Host resistance and tolerance to vector-borne pathogens have contrasting effects on disease dynamics

Variation in host resistance and tolerance to pathogens can have important effects on pathogen evolution.  However, the effects of host defense mechanisms on disease spread are not well understood.  We hypothesize that tolerance and resistance will have contrasting effects on pathogen spread, mediated by vector preference for diseased or healthy hosts.

We developed a vectored SEI (Susceptible, Exposed, Infective) epidemiological model, with vector preference for either symptomatic or asymptomatic hosts.  Host tolerance to infection was varied by incorporating a Carrier state into the model (i.e. hosts that are infectious but show no symptoms).  Resistance was varied by modifying the rate at which Exposed hosts became either Infectives or Carriers.  We first compared disease dynamics in a single patch model. We then expanded this to a two patch system, to explore the potential for pathogen spillover from a resistant or tolerant patch into a neighboring susceptible patch.

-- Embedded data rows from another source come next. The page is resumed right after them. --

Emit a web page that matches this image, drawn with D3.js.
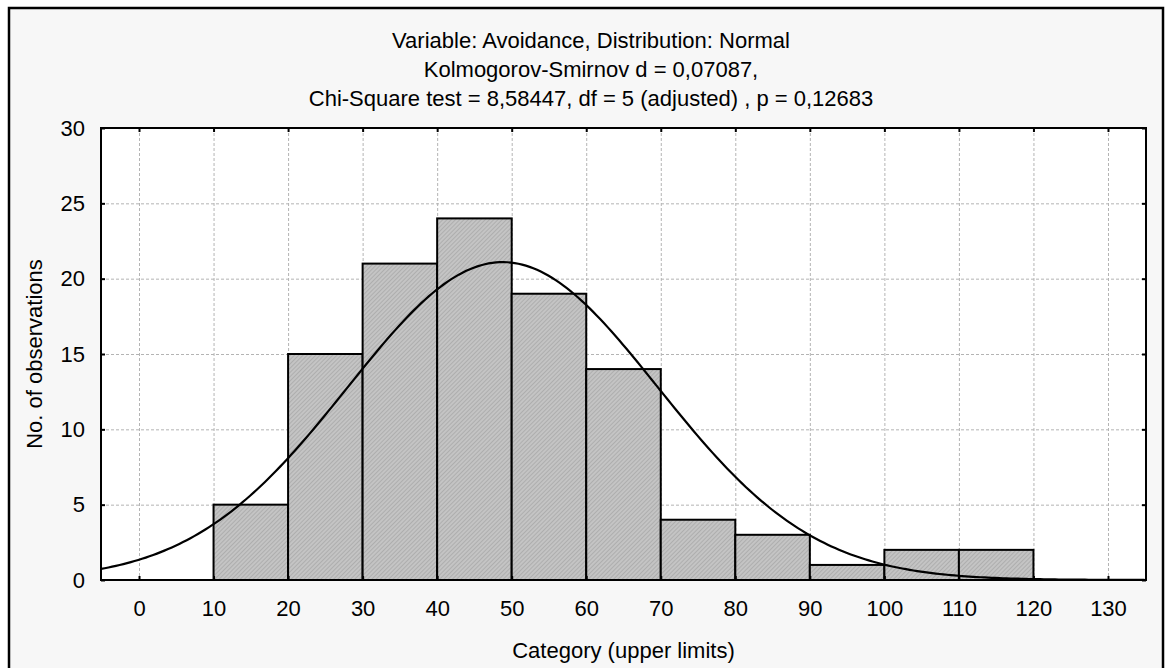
<!DOCTYPE html>
<html>
<head>
<meta charset="utf-8">
<script src="https://cdn.jsdelivr.net/npm/d3@7"></script>
<style>
  body { margin: 0; background: #fff; }
  svg { display: block; font-family: "Liberation Sans", Arial, sans-serif; }
</style>
</head>
<body>
<div id="chart"></div>
<script>
// histogram bins (lower edge of each category) and counts
const binStarts = [10, 20, 30, 40, 50, 60, 70, 80, 90, 100, 110];
const counts = [5, 15, 21, 24, 19, 14, 4, 3, 1, 2, 2];
const binWidth = 10;

// x and y tick labels
const xTicks = [0, 10, 20, 30, 40, 50, 60, 70, 80, 90, 100, 110, 120, 130];
const yTicks = [0, 5, 10, 15, 20, 25, 30];

// fitted normal distribution
const fitMean = 48.8;
const fitSd = 20.8;
const fitN = 110;

const titleLines = [
    "Variable: Avoidance, Distribution: Normal",
    "Kolmogorov-Smirnov d = 0,07087,",
    "Chi-Square test = 8,58447, df = 5 (adjusted) , p = 0,12683"
];

const W = 1168, H = 668;
const margin = {top: 128, right: 22, bottom: 88, left: 101},
    width = W - margin.left - margin.right,
    height = H - margin.top - margin.bottom;

const fontSize = "22px";

const svg = d3.select("#chart").append("svg")
    .attr("width", W)
    .attr("height", H);

// hatch pattern for bars
const defs = svg.append("defs");
const pat = defs.append("pattern")
    .attr("id", "hatch")
    .attr("patternUnits", "userSpaceOnUse")
    .attr("width", 3)
    .attr("height", 3)
    .attr("patternTransform", "rotate(45)");
pat.append("rect").attr("width", 3).attr("height", 3).attr("fill", "#c4c4c4");
pat.append("line").attr("x1", 0).attr("y1", 0).attr("x2", 0).attr("y2", 3)
    .attr("stroke", "#a0a0a0").attr("stroke-width", 1.2);

defs.append("clipPath").attr("id", "plotclip")
    .append("rect").attr("width", width).attr("height", height);

// outer frame
svg.append("rect")
    .attr("x", 9).attr("y", 8)
    .attr("width", 1154).attr("height", 680)
    .attr("fill", "#f7f7f7")
    .attr("stroke", "#000")
    .attr("stroke-width", 2.5);

// titles
svg.selectAll(".title")
    .data(titleLines)
    .enter()
    .append("text")
    .attr("class", "title")
    .attr("x", 591)
    .attr("y", function(d, i){ return 48 + i * 29; })
    .attr("text-anchor", "middle")
    .style("font-size", fontSize)
    .text(function(d){ return d; });

const g = svg.append("g")
    .attr("transform", "translate(" + margin.left + "," + margin.top + ")");

// scales
const x = d3.scaleLinear().domain([-5.1, 135.1]).range([0, width]);
const y = d3.scaleLinear().domain([0, 30]).range([height, 0]);

g.append("rect")
    .attr("width", width).attr("height", height)
    .attr("fill", "#fff");

// grid lines
g.append("g")
    .call(d3.axisBottom(x).tickValues(xTicks).tickSize(height).tickFormat(""))
    .call(function(s){
        s.select(".domain").remove();
        s.selectAll("line").attr("stroke", "#b4b4b4").attr("stroke-dasharray", "3,2");
    });
g.append("g")
    .call(d3.axisLeft(y).tickValues(yTicks.slice(1, -1)).tickSize(-width).tickFormat(""))
    .call(function(s){
        s.select(".domain").remove();
        s.selectAll("line").attr("stroke", "#b4b4b4").attr("stroke-dasharray", "3,2");
    });

// bars
g.selectAll(".bar")
    .data(binStarts)
    .enter()
    .append("rect")
    .attr("class", "bar")
    .attr("x", function(d){ return x(d); })
    .attr("width", function(d){ return x(d + binWidth) - x(d); })
    .attr("y", function(d, i){ return y(counts[i]); })
    .attr("height", function(d, i){ return height - y(counts[i]); })
    .attr("fill", "url(#hatch)")
    .attr("stroke", "#000")
    .attr("stroke-width", 2);

// normal curve (expected counts per bin)
const curvePts = d3.range(-5.1, 135.2, 0.5).map(function(v){
    const z = (v - fitMean) / fitSd;
    return [v, fitN * binWidth * Math.exp(-0.5 * z * z) / (fitSd * Math.sqrt(2 * Math.PI))];
});
g.append("path")
    .datum(curvePts)
    .attr("clip-path", "url(#plotclip)")
    .attr("fill", "none")
    .attr("stroke", "#000")
    .attr("stroke-width", 2.2)
    .attr("d", d3.line()
        .x(function(d){ return x(d[0]); })
        .y(function(d){ return y(d[1]); }));

// axes with inward ticks
function styleAxis(s){
    s.select(".domain").remove();
    s.selectAll("line").attr("stroke", "#000").attr("stroke-width", 2);
}
g.append("g")
    .attr("transform", "translate(0," + height + ")")
    .call(d3.axisBottom(x).tickValues(xTicks).tickSizeInner(-4).tickPadding(20))
    .call(styleAxis)
    .selectAll("text").style("font-size", fontSize).attr("fill", "#000");
g.append("g")
    .call(d3.axisTop(x).tickValues(xTicks).tickSize(-4).tickFormat(""))
    .call(styleAxis);
g.append("g")
    .call(d3.axisLeft(y).tickValues(yTicks).tickSizeInner(-4).tickPadding(16))
    .call(styleAxis)
    .selectAll("text").style("font-size", fontSize).attr("fill", "#000");
g.append("g")
    .attr("transform", "translate(" + width + ",0)")
    .call(d3.axisRight(y).tickValues(yTicks).tickSize(-4).tickFormat(""))
    .call(styleAxis);

// plot border
g.append("rect")
    .attr("width", width).attr("height", height)
    .attr("fill", "none")
    .attr("stroke", "#000")
    .attr("stroke-width", 2);

// axis titles
svg.append("text")
    .attr("x", margin.left + width / 2)
    .attr("y", 658)
    .attr("text-anchor", "middle")
    .style("font-size", fontSize)
    .text("Category (upper limits)");

svg.append("text")
    .attr("transform", "translate(42," + (margin.top + height / 2) + ") rotate(-90)")
    .attr("text-anchor", "middle")
    .style("font-size", fontSize)
    .text("No. of observations");
</script>
</body>
</html>
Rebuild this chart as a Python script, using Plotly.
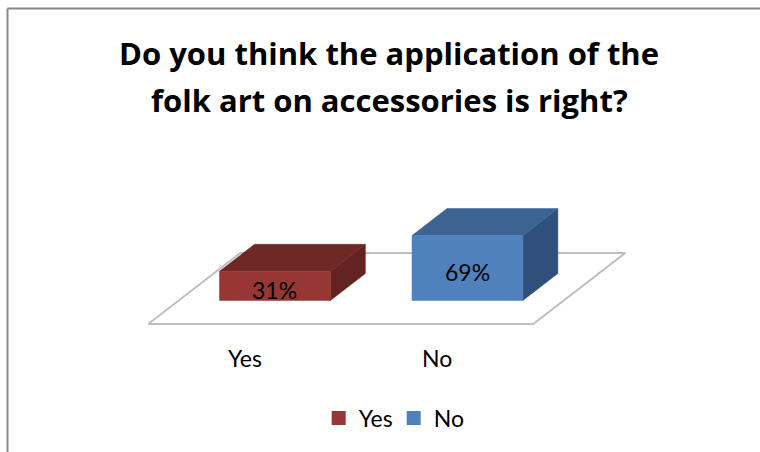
import plotly.graph_objects as go

# Survey answers
categories = ["Yes", "No"]
shares = [31, 69]  # percent
bar_front = ["#963735", "#4F81BD"]
bar_top = ["#6E2826", "#3D6393"]
bar_side = ["#632321", "#2F507A"]

# oblique projection of the depth axis (shift for full floor depth)
DX, DV = 0.478, 75.4
D_FRONT, D_BACK = 0.331, 0.711   # bar position along the depth
HALF_W = 0.288
FLOOR_L, FLOOR_R = -0.5, 1.5
LABEL_V = -36                     # category labels sit below the floor front

W, H = 760, 452
PX_X, X0 = 192.5, 244.5          # px per category, px of category 0
PX_V, Y0 = 0.942, 324.0          # px per percent, px of floor front


def proj(c, v, d):
    return c + d * DX, v + d * DV


def face(pts):
    xs, ys = zip(*[proj(*p) for p in pts])
    return list(xs) + [xs[0]], list(ys) + [ys[0]]


fig = go.Figure()

# floor plane
fx, fy = face([(FLOOR_L, 0, 0), (FLOOR_R, 0, 0), (FLOOR_R, 0, 1), (FLOOR_L, 0, 1)])
fig.add_trace(go.Scatter(x=fx, y=fy, mode="lines", fill="toself", fillcolor="white",
                         line=dict(color="#BFBFBF", width=2), showlegend=False,
                         hoverinfo="skip"))

for i, (cat, val) in enumerate(zip(categories, shares)):
    c = i
    l, r = c - HALF_W, c + HALF_W
    faces = [
        ([(r, 0, D_FRONT), (r, 0, D_BACK), (r, val, D_BACK), (r, val, D_FRONT)], bar_side[i]),
        ([(l, val, D_FRONT), (r, val, D_FRONT), (r, val, D_BACK), (l, val, D_BACK)], bar_top[i]),
        ([(l, 0, D_FRONT), (r, 0, D_FRONT), (r, val, D_FRONT), (l, val, D_FRONT)], bar_front[i]),
    ]
    for pts, col in faces:
        x, y = face(pts)
        fig.add_trace(go.Scatter(x=x, y=y, mode="lines", fill="toself", fillcolor=col,
                                 line=dict(color=col, width=0.5), showlegend=False,
                                 hoverinfo="skip"))
    lx, ly = proj(c, val / 2, D_FRONT)
    fig.add_annotation(x=lx, y=ly, text=f"{val}%", showarrow=False, yshift=-4,
                       font=dict(family="Lato", size=23, color="black"))
    # category label in front of the floor
    fig.add_annotation(x=c, y=LABEL_V, text=cat, showarrow=False,
                       font=dict(family="Lato", size=23, color="black"))

# legend entries
for i, cat in enumerate(categories):
    fig.add_trace(go.Scatter(x=[None], y=[None], mode="markers", name=cat,
                             marker=dict(symbol="square", size=14, color=bar_front[i])))

title_lines = ["Do you think the application of the", "folk art on accessories is right?"]
for line, yp in zip(title_lines, [0.883, 0.779]):
    fig.add_annotation(x=0.512, y=yp, xref="paper", yref="paper", text=line,
                       showarrow=False, xanchor="center", yanchor="middle",
                       font=dict(family="Open Sans", size=31, color="black", weight="bold"))

# chart frame
fig.add_shape(type="line", xref="paper", yref="paper", x0=7.5 / W, x1=7.5 / W,
              y0=0, y1=1 - 8.5 / H, line=dict(color="#898989", width=2))
fig.add_shape(type="line", xref="paper", yref="paper", x0=7.5 / W, x1=1,
              y0=1 - 8.5 / H, y1=1 - 8.5 / H, line=dict(color="#898989", width=2))

fig.update_layout(
    width=W, height=H, margin=dict(l=0, r=0, t=0, b=0),
    paper_bgcolor="white", plot_bgcolor="white",
    xaxis=dict(range=[-X0 / PX_X, (W - X0) / PX_X], visible=False, fixedrange=True),
    yaxis=dict(range=[-(H - Y0) / PX_V, Y0 / PX_V], visible=False, fixedrange=True),
    showlegend=True,
    legend=dict(orientation="h", x=0.518, y=0.075, xanchor="center", yanchor="middle",
                font=dict(family="Lato", size=23, color="black"),
                bgcolor="rgba(0,0,0,0)", itemwidth=30, tracegroupgap=0,
                entrywidth=30, entrywidthmode="pixels"),
)

fig.write_html("out.html")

Dynamics for the single-patch model showed that resistance reduced disease incidence, largely independent of vector preferences.  In contrast, a tolerant patch can act as a source of infectious vectors, especially when vectors preferred asymptomatic hosts. These conclusions were supported by results from the coupled patch system, which showed the greatest pathogen spillover into the susceptible patch when adjacent to a tolerant patch and with vector discrimination against symptoms. These results suggest that understanding the precise form and degree of host defense and vector preference may be important for disease management.